For EPA to help facilitate local solutions, EPA must identify one to three credible, knowledgable, real residents living in the affected area and encourage, help, and support these people to form a citizen commitee. These residents can guide EPA through the local government level of interest and give EPA the history and background of the local environmental issue.

It is critical that EPA identify and provide free of charge(TAG?) a competent, credible, person that the residents and members trust, that can provide technical assistance and advise to the group. This technical assistance is the cornerstone of the committee. This person may not even be a local person.

EPA should stay away from national or international groups claiming to represent the "impacted" residents. EPA should only make decisions based on REAL residents input.

Remember if EPA does it's job correctly and properly, then these national or international groups don't have a job.

EPA should help the residents to form the committee and decide who the committee members are. With proper EPA encouragement, residents will identify stakeholder that represent a broad cross section of the community as members that can work together. EPA should be resource members, not consensus members, and encourage the state and other agencies to also participaate as resource members.

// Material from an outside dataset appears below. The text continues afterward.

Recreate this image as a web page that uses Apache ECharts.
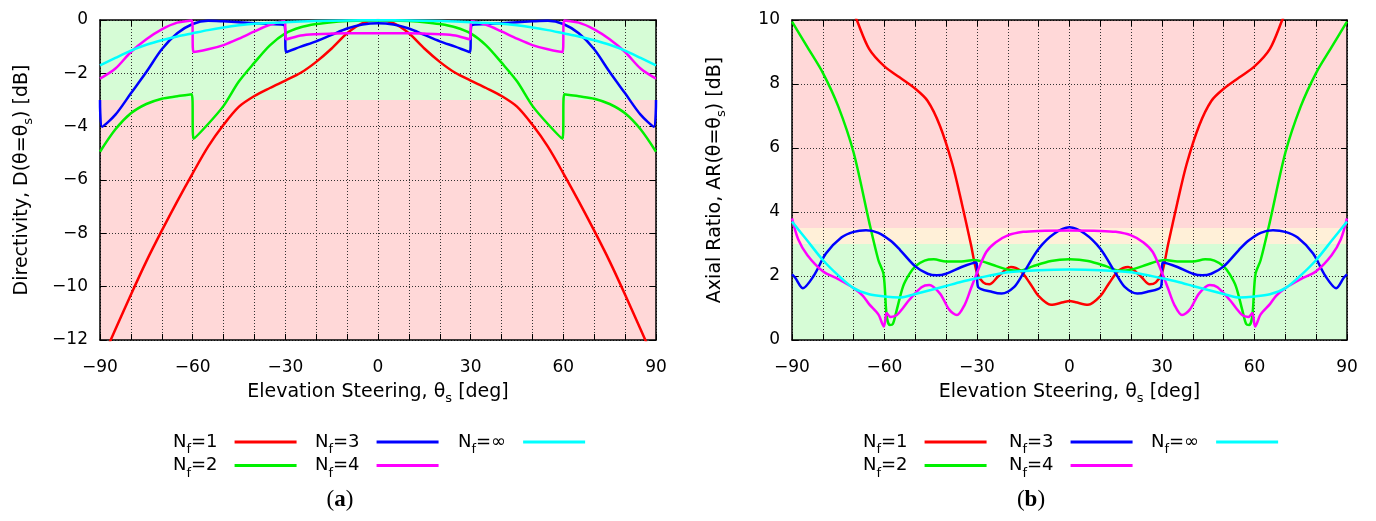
<!DOCTYPE html>
<html>
<head>
<meta charset="utf-8">
<script src="https://cdn.jsdelivr.net/npm/echarts@6/dist/echarts.min.js"></script>
<style>
  html, body { margin: 0; padding: 0; background: #fff; }
  #chart { width: 1376px; height: 521px; }
</style>
</head>
<body>
<div id="chart"></div>
<script>
// ---- data ----
const seriesNames = ['Nf=1', 'Nf=2', 'Nf=3', 'Nf=4', 'Nf=∞'];

// (a) directivity D(theta = theta_s) [dB] vs elevation steering [deg]
const dirNf1 = [[-90,-12.9],[-85,-11.6],[-80,-10.3],[-75,-9.05],[-70,-7.9],[-65,-6.8],[-60,-5.75],[-55,-4.75],[-50,-3.93],[-45,-3.25],[-40,-2.85],[-35,-2.55],[-30,-2.27],[-25,-1.98],[-20,-1.57],[-15,-1.07],[-10,-0.5],[-5,-0.12],[0,0],
  [5,-0.12],[10,-0.5],[15,-1.07],[20,-1.57],[25,-1.98],[30,-2.27],[35,-2.55],[40,-2.85],[45,-3.25],[50,-3.93],[55,-4.75],[60,-5.75],[65,-6.8],[70,-7.9],[75,-9.05],[80,-10.3],[85,-11.6],[90,-12.9]];
const dirNf2 = [[-90,-4.94],[-85,-4.1],[-80,-3.5],[-75,-3.15],[-70,-2.95],[-65,-2.86],[-60.3,-2.78],[-59.7,-4.45],[-55,-3.9],[-50,-3.22],[-45,-2.3],[-40,-1.6],[-35,-0.95],[-30,-0.5],[-25,-0.27],[-20,-0.15],[-15,-0.08],[-10,-0.04],[-5,-0.02],[0,-0.02],
  [5,-0.02],[10,-0.04],[15,-0.08],[20,-0.15],[25,-0.27],[30,-0.5],[35,-0.95],[40,-1.6],[45,-2.3],[50,-3.22],[55,-3.9],[59.7,-4.45],[60.3,-2.78],[65,-2.86],[70,-2.95],[75,-3.15],[80,-3.5],[85,-4.1],[90,-4.94]];
const dirNf3 = [[-90,-3.0],[-89.3,-4.0],[-85,-3.55],[-80,-2.75],[-75,-1.95],[-70,-1.1],[-65,-0.5],[-60,-0.15],[-55,-0.03],[-50,-0.05],[-45,-0.08],[-40,-0.12],[-35,-0.15],[-30.3,-0.2],[-29.7,-1.2],[-25,-1.0],[-20,-0.8],[-15,-0.56],[-10,-0.32],[-5,-0.17],[0,-0.12],
  [5,-0.17],[10,-0.32],[15,-0.56],[20,-0.8],[25,-1.0],[29.7,-1.2],[30.3,-0.2],[35,-0.15],[40,-0.12],[45,-0.08],[50,-0.05],[55,-0.03],[60,-0.15],[65,-0.5],[70,-1.1],[75,-1.95],[80,-2.75],[85,-3.55],[89.3,-4.0],[90,-3.0]];
const dirNf4 = [[-90,-2.2],[-85,-1.82],[-80,-1.2],[-75,-0.72],[-70,-0.35],[-65,-0.1],[-60.3,-0.02],[-59.7,-1.2],[-55,-1.1],[-50,-0.94],[-45,-0.7],[-40,-0.43],[-35,-0.18],[-30.3,-0.05],[-29.7,-0.72],[-25,-0.58],[-20,-0.53],[-15,-0.51],[-10,-0.5],[-5,-0.5],[0,-0.5],
  [5,-0.5],[10,-0.5],[15,-0.51],[20,-0.53],[25,-0.58],[29.7,-0.72],[30.3,-0.05],[35,-0.18],[40,-0.43],[45,-0.7],[50,-0.94],[55,-1.1],[59.7,-1.2],[60.3,-0.02],[65,-0.1],[70,-0.35],[75,-0.72],[80,-1.2],[85,-1.82],[90,-2.2]];
const dirNfInf = [[-90,-1.7],[-85,-1.42],[-80,-1.15],[-75,-0.93],[-70,-0.76],[-65,-0.62],[-60,-0.5],[-55,-0.38],[-50,-0.28],[-45,-0.2],[-40,-0.14],[-30,-0.08],[-20,-0.04],[-10,-0.02],[0,-0.01],
  [10,-0.02],[20,-0.04],[30,-0.08],[40,-0.14],[45,-0.2],[50,-0.28],[55,-0.38],[60,-0.5],[65,-0.62],[70,-0.76],[75,-0.93],[80,-1.15],[85,-1.42],[90,-1.7]];

// (b) axial ratio AR(theta = theta_s) [dB] vs elevation steering [deg]
const arNf1 = [[-75,12],[-72,10.7],[-69,10.0],[-65,9.1],[-60,8.55],[-55,8.2],[-50,7.85],[-46,7.47],[-42,6.69],[-38,5.5],[-35,4.3],[-32,3.0],[-30,2.1],[-28,1.8],[-26,1.74],[-23,2.0],[-19,2.28],[-16,2.17],[-13,1.8],[-10,1.37],[-6,1.1],[-2,1.18],[0,1.22],
  [2,1.18],[6,1.1],[10,1.37],[13,1.8],[16,2.17],[19,2.28],[23,2.0],[26,1.74],[28,1.8],[30,2.1],[32,3.0],[35,4.3],[38,5.5],[42,6.69],[46,7.47],[50,7.85],[55,8.2],[60,8.55],[65,9.1],[69,10.0],[72,10.7],[75,12]];
const arNf2 = [[-90,9.95],[-85,9.15],[-80,8.35],[-75,7.3],[-70,5.85],[-65,3.7],[-62,2.5],[-60.3,2.05],[-59.3,0.75],[-58.3,0.47],[-57.3,0.5],[-56,0.95],[-54,1.67],[-52,2.05],[-50,2.3],[-47,2.48],[-44,2.52],[-40,2.45],[-35,2.45],[-31,2.5],[-28,2.45],[-25,2.35],[-20,2.2],[-16,2.17],[-12,2.3],[-6,2.47],[0,2.52],
  [6,2.47],[12,2.3],[16,2.17],[20,2.2],[25,2.35],[28,2.45],[31,2.5],[35,2.45],[40,2.45],[44,2.52],[47,2.48],[50,2.3],[52,2.05],[54,1.67],[56,0.95],[57.3,0.5],[58.3,0.47],[59.3,0.75],[60.3,2.05],[62,2.5],[65,3.7],[70,5.85],[75,7.3],[80,8.35],[85,9.15],[90,9.95]];
const arNf3 = [[-90,2.05],[-89,1.95],[-86.5,1.62],[-83,2.0],[-79,2.7],[-74,3.2],[-70,3.38],[-66,3.43],[-62,3.35],[-58,3.1],[-55,2.82],[-50,2.3],[-46,2.07],[-43,2.02],[-40,2.07],[-35,2.28],[-30.3,2.42],[-29.7,1.67],[-25,1.5],[-22,1.45],[-18,1.65],[-15,2.08],[-10,2.85],[-5,3.32],[0,3.52],
  [5,3.32],[10,2.85],[15,2.08],[18,1.65],[22,1.45],[25,1.5],[29.7,1.67],[30.3,2.42],[35,2.28],[40,2.07],[43,2.02],[46,2.07],[50,2.3],[55,2.82],[58,3.1],[62,3.35],[66,3.43],[70,3.38],[74,3.2],[79,2.7],[83,2.0],[86.5,1.62],[89,1.95],[90,2.05]];
const arNf4 = [[-90,3.8],[-88,3.15],[-85,2.65],[-80,2.15],[-75,1.9],[-70,1.62],[-67,1.38],[-65,1.12],[-62,0.8],[-60.2,0.42],[-59.3,0.84],[-58,0.72],[-56,0.78],[-54,1.0],[-52,1.25],[-48,1.65],[-45.5,1.72],[-42,1.45],[-39,0.95],[-36.5,0.78],[-34,1.1],[-32,1.6],[-30,2.1],[-27,2.75],[-24,3.05],[-20,3.27],[-15,3.38],[-10,3.41],[0,3.42],
  [10,3.41],[15,3.38],[20,3.27],[24,3.05],[27,2.75],[30,2.1],[32,1.6],[34,1.1],[36.5,0.78],[39,0.95],[42,1.45],[45.5,1.72],[48,1.65],[52,1.25],[54,1.0],[56,0.78],[58,0.72],[59.3,0.84],[60.2,0.42],[62,0.8],[65,1.12],[67,1.38],[70,1.62],[75,1.9],[80,2.15],[85,2.65],[88,3.15],[90,3.8]];
const arNfInf = [[-90,3.7],[-85,3.1],[-80,2.5],[-75,2.02],[-70,1.62],[-65,1.43],[-60,1.36],[-55,1.33],[-50,1.44],[-45,1.56],[-40,1.69],[-35,1.82],[-30,1.93],[-25,2.03],[-20,2.12],[-10,2.18],[0,2.2],
  [10,2.18],[20,2.12],[25,2.03],[30,1.93],[35,1.82],[40,1.69],[45,1.56],[50,1.44],[55,1.33],[60,1.36],[65,1.43],[70,1.62],[75,2.02],[80,2.5],[85,3.1],[90,3.7]];

// shaded thresholds
const dirLimit = -3;        // green above, red below
const arGood = 3, arFair = 3.5;

// ---- chart ----
const FONT = 'DejaVu Sans';
const colors = ['#ff0000', '#00f000', '#0000ff', '#ff00ff', '#00ffff'];

const nameRich = {
  n: { fontFamily: FONT, fontSize: 19, color: '#000' },
  s: { fontFamily: FONT, fontSize: 13, color: '#000', padding: [12, 0, 0, 0] }
};
const legendRich = {
  n: { fontFamily: FONT, fontSize: 18, color: '#000' },
  s: { fontFamily: FONT, fontSize: 13, color: '#000', padding: [16, 0, 0, 0] }
};

function minus(v) { return v < 0 ? '\u2212' + Math.abs(v) : String(v); }

const gridLine = { show: true, lineStyle: { type: [1, 2], color: '#333', width: 1 } };
const frame = { show: true, onZero: false, lineStyle: { color: '#000', width: 1.5 } };
const ticks = { show: true, inside: true, length: 6, lineStyle: { color: '#000', width: 1 } };
const tickFont = { fontFamily: FONT, fontSize: 17, color: '#000' };

function xAxes(gi) {
  return [
    {
      type: 'value', gridIndex: gi, min: -90, max: 90, interval: 10, z: 2,
      axisLine: frame, axisTick: ticks, splitLine: gridLine,
      axisLabel: Object.assign({ margin: 19, formatter: v => (v % 30 === 0 ? minus(v) : '') }, tickFont),
      name: '{n|Elevation Steering, θ}{s|s}{n| [deg]}',
      nameLocation: 'middle', nameGap: 40,
      nameTextStyle: { rich: nameRich }
    },
    {
      type: 'value', gridIndex: gi, position: 'top', min: -90, max: 90, interval: 10, z: 2,
      axisLine: frame, axisTick: ticks, splitLine: { show: false }, axisLabel: { show: false }
    }
  ];
}

function yAxes(gi, min, max, title, gap) {
  return [
    {
      type: 'value', gridIndex: gi, min: min, max: max, interval: 2, z: 2,
      axisLine: frame, axisTick: ticks, splitLine: gridLine,
      axisLabel: Object.assign({ margin: 12, formatter: minus }, tickFont),
      name: title, nameLocation: 'middle', nameGap: gap,
      nameTextStyle: { rich: nameRich }
    },
    {
      type: 'value', gridIndex: gi, position: 'right', min: min, max: max, interval: 2, z: 2,
      axisLine: frame, axisTick: ticks, splitLine: { show: false }, axisLabel: { show: false }
    }
  ];
}

function band(lo, hi, color) {
  return [{ yAxis: lo, itemStyle: { color: color } }, { yAxis: hi }];
}

function lineSeries(i, data, gi, area) {
  const s = {
    name: seriesNames[i], type: 'line', data: data,
    xAxisIndex: gi * 2, yAxisIndex: gi * 2,
    showSymbol: false, symbol: 'none', smooth: 0.3,
    clip: true, z: 4, animation: false,
    lineStyle: { width: 2.5, color: colors[i] }, itemStyle: { color: colors[i] }
  };
  if (area) s.markArea = { silent: true, z: 1, data: area };
  return s;
}

const dirSets = [dirNf1, dirNf2, dirNf3, dirNf4, dirNfInf];
const arSets = [arNf1, arNf2, arNf3, arNf4, arNfInf];

const series = [];
dirSets.forEach((d, i) => series.push(lineSeries(i, d, 0, i === 0 ? [
  band(dirLimit, 0, '#d6fcd6'),
  band(-12, dirLimit, '#ffd8d8')
] : null)));
arSets.forEach((d, i) => series.push(lineSeries(i, d, 1, i === 0 ? [
  band(0, arGood, '#d6fcd6'),
  band(arGood, arFair, '#fff0d8'),
  band(arFair, 10, '#ffd8d8')
] : null)));

// legend columns: [left, names]
const legendCols = [
  [168, ['Nf=1', 'Nf=2']], [310, ['Nf=3', 'Nf=4']], [453, ['Nf=∞']],
  [858, ['Nf=1', 'Nf=2']], [1004, ['Nf=3', 'Nf=4']], [1146, ['Nf=∞']]
];
const legends = legendCols.map(c => ({
  left: c[0], top: 428, orient: 'vertical', align: 'right',
  data: c[1], icon: 'rect', itemWidth: 62, itemHeight: 3, itemGap: 0,
  selectedMode: false,
  formatter: name => '{n|N}{s|f}{n|' + name.slice(2) + '}',
  textStyle: { rich: legendRich, padding: [0, 12, 0, 0] }
}));

const captionRich = { b: { fontFamily: 'Liberation Serif', fontSize: 23, fontWeight: 'bold' } };

const option = {
  backgroundColor: '#fff',
  animation: false,
  grid: [
    { left: 100, top: 20, width: 556, height: 320 },
    { left: 792, top: 20, width: 555, height: 320 }
  ],
  xAxis: [...xAxes(0), ...xAxes(1)],
  yAxis: [
    ...yAxes(0, -12, 0, '{n|Directivity, D(θ=θ}{s|s}{n|) [dB]}', 65),
    ...yAxes(1, 0, 10, '{n|Axial Ratio, AR(θ=θ}{s|s}{n|) [dB]}', 64)
  ],
  legend: legends,
  series: series,
  graphic: [
    { type: 'text', x: 340, y: 500, style: { text: '({b|a})', align: 'center', verticalAlign: 'middle',
      font: '23px "Liberation Serif"', fill: '#000', rich: captionRich } },
    { type: 'text', x: 1031, y: 500, style: { text: '({b|b})', align: 'center', verticalAlign: 'middle',
      font: '23px "Liberation Serif"', fill: '#000', rich: captionRich } }
  ]
};

const myChart = echarts.init(document.getElementById('chart'));
myChart.setOption(option);
</script>
</body>
</html>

Committee meetings should be open public meetings run by a local credible resident facilitator that has the integrity and respect to run the meeting. This facilitator's station in life may be a school janitor, sanitation worker, lawyer, doctor, white collar, blue collar, or have no collar... just have community respect to be fair and honest to provide a level playing field for the meeting. EPA should work closely with this facilitator until both have a comfort level.

EPA Region top decision makers should attend these meetings and provide to residents and members a timely communications mechanism to and from the residents.

EPA will have to stay in constant contact with real residents and fully support the committee meetings by providing members with free technical assistance, free information, free education, toll free phones to the agencies, and agree to meet with the residents alone to discuss issues (even teleconference), when residents feel it is necessary.

Meetings should provide an agenda agreed to by real residents and members, and for an open public microphone after each agenda item (before the committee itself actually takes action on the agenda item) for the public to make comments, ask questions and get answers. This is very important as each person who attends the meeting comes there to participate in some fashion.

At the end of the meeting there should again be an open public microphone for public to make comments, ask any questions, and get answers about any issue they want to talk about that was not on the original agenda.